Written exercise
Using the listing below, give again exactly the lines from the line with "Rebuild this chart" to the line with "2008, 2009, 2010];", inclusive, without the pictures.

>> start Rows

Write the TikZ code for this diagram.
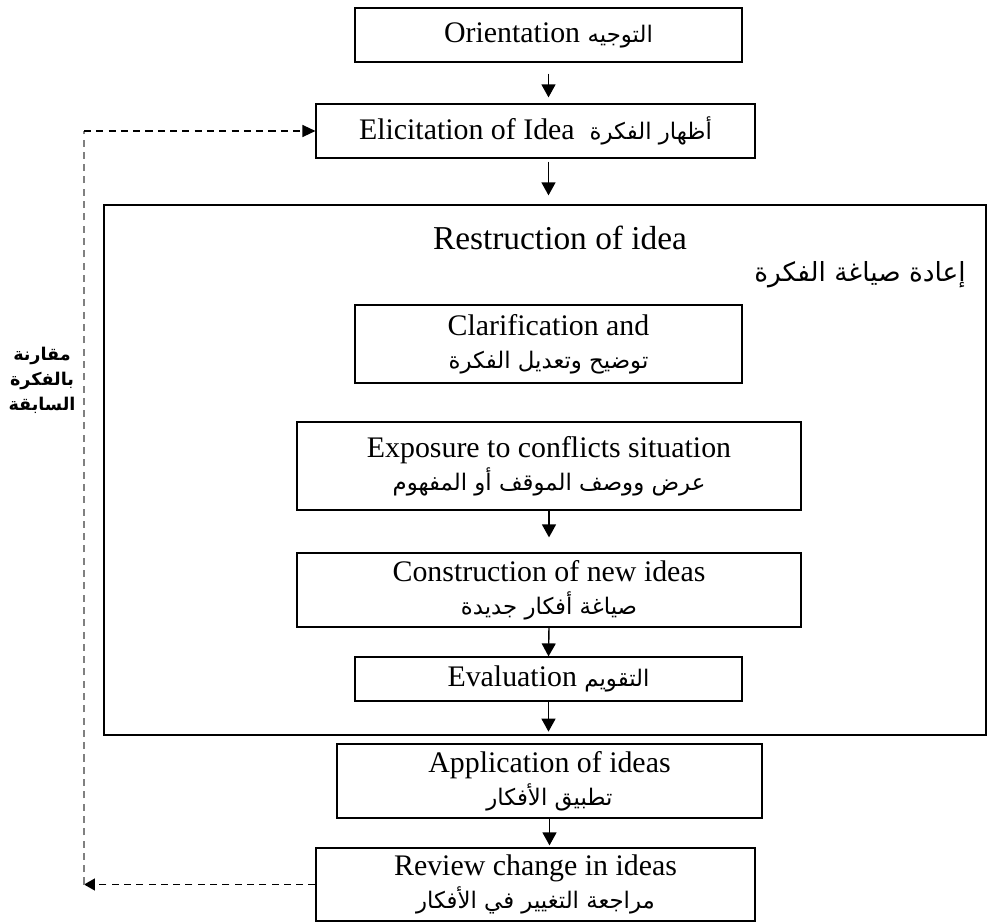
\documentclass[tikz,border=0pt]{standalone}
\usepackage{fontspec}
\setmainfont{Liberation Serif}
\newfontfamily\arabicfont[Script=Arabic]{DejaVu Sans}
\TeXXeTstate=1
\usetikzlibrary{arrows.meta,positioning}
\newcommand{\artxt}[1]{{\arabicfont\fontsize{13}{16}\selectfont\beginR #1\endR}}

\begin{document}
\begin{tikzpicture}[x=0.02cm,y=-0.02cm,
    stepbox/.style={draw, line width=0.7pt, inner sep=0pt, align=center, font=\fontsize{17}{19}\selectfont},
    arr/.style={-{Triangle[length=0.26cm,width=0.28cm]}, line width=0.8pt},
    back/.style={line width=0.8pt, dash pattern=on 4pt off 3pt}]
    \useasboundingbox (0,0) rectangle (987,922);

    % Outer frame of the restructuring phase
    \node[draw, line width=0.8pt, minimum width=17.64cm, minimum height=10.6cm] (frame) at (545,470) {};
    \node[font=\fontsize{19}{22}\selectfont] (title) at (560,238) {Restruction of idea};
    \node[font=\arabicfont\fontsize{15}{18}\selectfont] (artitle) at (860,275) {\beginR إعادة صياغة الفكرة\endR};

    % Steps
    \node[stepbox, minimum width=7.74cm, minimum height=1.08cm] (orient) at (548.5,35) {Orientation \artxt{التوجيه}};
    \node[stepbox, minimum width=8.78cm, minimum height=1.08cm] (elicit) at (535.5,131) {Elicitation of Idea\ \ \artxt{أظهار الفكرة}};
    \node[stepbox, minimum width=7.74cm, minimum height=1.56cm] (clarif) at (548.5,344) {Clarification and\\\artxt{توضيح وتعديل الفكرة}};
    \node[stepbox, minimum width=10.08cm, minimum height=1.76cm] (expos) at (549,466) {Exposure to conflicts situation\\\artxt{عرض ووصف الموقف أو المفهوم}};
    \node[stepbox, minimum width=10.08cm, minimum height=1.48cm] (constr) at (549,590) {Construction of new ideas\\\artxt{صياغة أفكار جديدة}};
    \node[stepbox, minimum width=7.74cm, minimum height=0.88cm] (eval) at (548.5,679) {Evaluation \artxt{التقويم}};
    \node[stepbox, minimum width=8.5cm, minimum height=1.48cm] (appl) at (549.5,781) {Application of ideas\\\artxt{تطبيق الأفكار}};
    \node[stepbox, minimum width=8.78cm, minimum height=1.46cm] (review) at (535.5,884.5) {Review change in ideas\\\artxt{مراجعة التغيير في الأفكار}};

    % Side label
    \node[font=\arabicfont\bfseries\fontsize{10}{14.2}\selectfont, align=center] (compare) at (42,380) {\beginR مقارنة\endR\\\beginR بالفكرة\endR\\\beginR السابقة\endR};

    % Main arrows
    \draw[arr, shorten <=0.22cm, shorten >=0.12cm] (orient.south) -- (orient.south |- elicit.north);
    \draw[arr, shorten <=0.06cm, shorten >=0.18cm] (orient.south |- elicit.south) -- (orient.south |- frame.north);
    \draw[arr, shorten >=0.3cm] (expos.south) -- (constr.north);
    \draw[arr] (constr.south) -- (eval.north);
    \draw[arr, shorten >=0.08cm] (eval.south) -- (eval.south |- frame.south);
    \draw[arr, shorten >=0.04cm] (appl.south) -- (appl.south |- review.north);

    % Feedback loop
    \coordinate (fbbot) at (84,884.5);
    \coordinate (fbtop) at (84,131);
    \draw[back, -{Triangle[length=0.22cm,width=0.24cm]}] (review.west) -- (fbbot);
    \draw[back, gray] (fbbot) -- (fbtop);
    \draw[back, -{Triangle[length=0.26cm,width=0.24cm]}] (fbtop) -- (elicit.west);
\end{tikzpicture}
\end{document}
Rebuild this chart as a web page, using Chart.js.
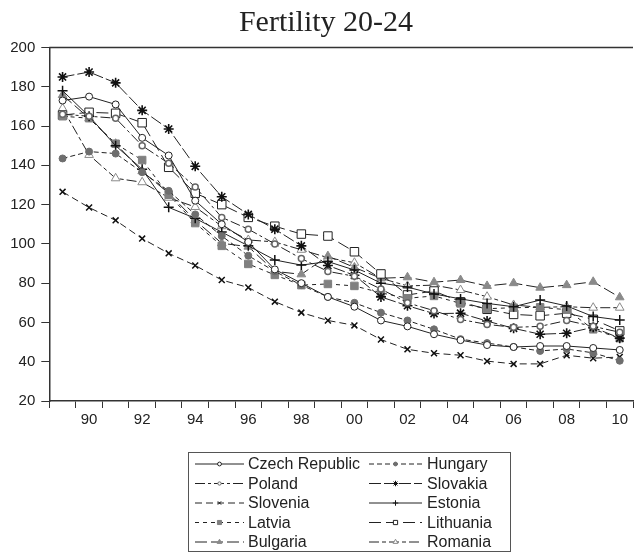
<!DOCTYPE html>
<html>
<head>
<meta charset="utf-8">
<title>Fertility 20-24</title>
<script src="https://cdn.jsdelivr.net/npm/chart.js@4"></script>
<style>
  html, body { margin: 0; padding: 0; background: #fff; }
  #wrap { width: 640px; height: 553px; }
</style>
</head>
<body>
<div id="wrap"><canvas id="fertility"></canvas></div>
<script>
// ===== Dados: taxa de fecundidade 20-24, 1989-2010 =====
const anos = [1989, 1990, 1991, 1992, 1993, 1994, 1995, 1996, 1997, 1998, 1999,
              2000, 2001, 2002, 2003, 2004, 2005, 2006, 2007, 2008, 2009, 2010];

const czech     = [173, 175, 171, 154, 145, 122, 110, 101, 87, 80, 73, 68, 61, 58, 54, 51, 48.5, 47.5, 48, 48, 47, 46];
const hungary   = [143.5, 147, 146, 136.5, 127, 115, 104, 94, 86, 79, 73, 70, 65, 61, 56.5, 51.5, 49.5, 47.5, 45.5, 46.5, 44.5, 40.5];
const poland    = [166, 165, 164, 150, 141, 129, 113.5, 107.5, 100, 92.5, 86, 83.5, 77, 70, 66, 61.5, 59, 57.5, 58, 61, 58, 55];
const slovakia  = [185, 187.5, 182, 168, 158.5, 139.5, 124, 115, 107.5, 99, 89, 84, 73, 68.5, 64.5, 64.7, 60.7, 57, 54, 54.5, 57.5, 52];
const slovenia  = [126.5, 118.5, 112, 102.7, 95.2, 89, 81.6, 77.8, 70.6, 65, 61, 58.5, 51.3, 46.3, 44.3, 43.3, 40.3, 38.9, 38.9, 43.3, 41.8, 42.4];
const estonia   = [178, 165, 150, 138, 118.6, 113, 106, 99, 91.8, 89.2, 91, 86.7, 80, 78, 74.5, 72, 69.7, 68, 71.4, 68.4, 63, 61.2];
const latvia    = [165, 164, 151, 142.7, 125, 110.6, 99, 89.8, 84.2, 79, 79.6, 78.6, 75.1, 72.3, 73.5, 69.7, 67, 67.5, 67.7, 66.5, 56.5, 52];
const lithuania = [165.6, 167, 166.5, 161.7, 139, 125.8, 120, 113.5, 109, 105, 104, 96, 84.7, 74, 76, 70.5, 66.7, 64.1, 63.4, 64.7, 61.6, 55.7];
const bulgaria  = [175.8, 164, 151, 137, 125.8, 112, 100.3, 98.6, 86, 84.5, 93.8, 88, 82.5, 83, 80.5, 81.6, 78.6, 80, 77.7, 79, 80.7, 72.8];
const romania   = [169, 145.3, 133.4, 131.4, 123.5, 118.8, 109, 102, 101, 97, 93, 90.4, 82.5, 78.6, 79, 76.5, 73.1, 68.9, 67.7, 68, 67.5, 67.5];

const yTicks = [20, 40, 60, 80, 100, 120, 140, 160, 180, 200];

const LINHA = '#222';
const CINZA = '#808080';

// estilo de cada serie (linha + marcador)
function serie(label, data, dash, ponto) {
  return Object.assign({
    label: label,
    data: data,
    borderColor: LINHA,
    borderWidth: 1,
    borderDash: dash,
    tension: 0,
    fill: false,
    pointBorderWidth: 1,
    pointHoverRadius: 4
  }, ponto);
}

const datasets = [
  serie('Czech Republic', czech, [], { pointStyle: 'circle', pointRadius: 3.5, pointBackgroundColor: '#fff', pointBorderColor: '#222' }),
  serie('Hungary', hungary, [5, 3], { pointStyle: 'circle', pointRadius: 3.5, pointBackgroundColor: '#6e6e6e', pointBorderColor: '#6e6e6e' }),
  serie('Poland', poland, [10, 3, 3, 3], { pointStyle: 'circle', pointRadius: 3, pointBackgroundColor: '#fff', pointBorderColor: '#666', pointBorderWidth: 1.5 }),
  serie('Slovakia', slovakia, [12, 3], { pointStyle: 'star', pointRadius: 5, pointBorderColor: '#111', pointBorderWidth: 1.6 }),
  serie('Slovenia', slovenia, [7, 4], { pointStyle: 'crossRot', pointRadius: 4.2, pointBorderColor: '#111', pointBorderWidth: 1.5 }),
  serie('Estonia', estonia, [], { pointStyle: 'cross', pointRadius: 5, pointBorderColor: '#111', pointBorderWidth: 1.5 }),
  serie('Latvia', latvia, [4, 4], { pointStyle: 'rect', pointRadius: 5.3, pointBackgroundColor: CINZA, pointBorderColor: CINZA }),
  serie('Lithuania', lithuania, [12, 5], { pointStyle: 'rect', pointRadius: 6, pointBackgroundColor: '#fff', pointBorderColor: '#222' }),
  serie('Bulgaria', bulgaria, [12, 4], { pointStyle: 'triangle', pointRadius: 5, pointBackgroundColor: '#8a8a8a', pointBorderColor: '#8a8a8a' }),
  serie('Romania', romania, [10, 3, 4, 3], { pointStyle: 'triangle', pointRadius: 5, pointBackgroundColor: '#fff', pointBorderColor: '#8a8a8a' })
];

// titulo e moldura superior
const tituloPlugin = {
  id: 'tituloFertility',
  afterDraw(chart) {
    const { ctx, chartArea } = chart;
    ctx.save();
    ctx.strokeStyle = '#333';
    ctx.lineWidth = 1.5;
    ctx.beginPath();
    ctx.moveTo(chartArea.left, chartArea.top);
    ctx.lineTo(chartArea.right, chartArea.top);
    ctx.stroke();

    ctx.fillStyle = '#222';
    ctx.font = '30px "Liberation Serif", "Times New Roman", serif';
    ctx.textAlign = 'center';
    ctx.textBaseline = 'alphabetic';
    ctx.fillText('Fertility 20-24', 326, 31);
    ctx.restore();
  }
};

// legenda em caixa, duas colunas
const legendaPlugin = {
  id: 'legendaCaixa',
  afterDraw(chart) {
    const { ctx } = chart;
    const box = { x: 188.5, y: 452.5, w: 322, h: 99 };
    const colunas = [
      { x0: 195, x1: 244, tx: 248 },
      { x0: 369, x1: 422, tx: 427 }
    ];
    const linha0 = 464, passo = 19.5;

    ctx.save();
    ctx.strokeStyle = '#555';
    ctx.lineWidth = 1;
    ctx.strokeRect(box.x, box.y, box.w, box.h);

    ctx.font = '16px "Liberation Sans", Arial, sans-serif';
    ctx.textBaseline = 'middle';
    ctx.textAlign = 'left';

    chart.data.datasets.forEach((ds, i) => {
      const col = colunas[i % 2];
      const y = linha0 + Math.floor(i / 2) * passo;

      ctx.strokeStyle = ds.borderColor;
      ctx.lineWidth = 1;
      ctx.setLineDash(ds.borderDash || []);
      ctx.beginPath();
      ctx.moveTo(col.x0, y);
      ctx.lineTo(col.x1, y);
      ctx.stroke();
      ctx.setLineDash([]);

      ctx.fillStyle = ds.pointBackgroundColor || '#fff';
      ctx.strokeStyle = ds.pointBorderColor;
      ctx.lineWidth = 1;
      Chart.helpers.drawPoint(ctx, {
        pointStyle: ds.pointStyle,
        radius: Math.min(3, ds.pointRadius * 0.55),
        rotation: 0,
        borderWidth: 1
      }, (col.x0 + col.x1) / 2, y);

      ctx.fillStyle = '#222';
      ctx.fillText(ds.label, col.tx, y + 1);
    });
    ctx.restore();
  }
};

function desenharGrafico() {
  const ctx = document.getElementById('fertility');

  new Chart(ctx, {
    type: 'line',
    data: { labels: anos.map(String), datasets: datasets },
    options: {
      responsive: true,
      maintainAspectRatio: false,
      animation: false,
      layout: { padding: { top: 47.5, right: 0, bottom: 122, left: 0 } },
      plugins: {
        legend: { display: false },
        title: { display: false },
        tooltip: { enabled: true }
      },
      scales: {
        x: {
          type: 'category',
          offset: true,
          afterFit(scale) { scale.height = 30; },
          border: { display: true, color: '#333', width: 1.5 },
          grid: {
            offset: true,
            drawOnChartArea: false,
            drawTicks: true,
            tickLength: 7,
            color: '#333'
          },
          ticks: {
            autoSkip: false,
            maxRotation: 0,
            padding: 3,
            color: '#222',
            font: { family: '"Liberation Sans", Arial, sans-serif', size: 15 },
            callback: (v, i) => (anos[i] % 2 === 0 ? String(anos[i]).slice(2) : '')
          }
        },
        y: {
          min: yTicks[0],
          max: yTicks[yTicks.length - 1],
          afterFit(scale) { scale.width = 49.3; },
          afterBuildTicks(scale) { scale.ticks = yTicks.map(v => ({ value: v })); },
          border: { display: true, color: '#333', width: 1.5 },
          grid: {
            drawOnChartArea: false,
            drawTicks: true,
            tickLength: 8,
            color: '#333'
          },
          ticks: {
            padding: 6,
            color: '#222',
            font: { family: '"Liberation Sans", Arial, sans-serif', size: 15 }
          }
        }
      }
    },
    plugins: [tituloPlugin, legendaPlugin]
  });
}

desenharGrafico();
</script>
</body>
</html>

>> end Rows

Output of the task
Rebuild this chart as a web page, using Chart.js.
<!DOCTYPE html>
<html>
<head>
<meta charset="utf-8">
<title>Fertility 20-24</title>
<script src="https://cdn.jsdelivr.net/npm/chart.js@4"></script>
<style>
  html, body { margin: 0; padding: 0; background: #fff; }
  #wrap { width: 640px; height: 553px; }
</style>
</head>
<body>
<div id="wrap"><canvas id="fertility"></canvas></div>
<script>
// ===== Dados: taxa de fecundidade 20-24, 1989-2010 =====
const anos = [1989, 1990, 1991, 1992, 1993, 1994, 1995, 1996, 1997, 1998, 1999,
              2000, 2001, 2002, 2003, 2004, 2005, 2006, 2007, 2008, 2009, 2010];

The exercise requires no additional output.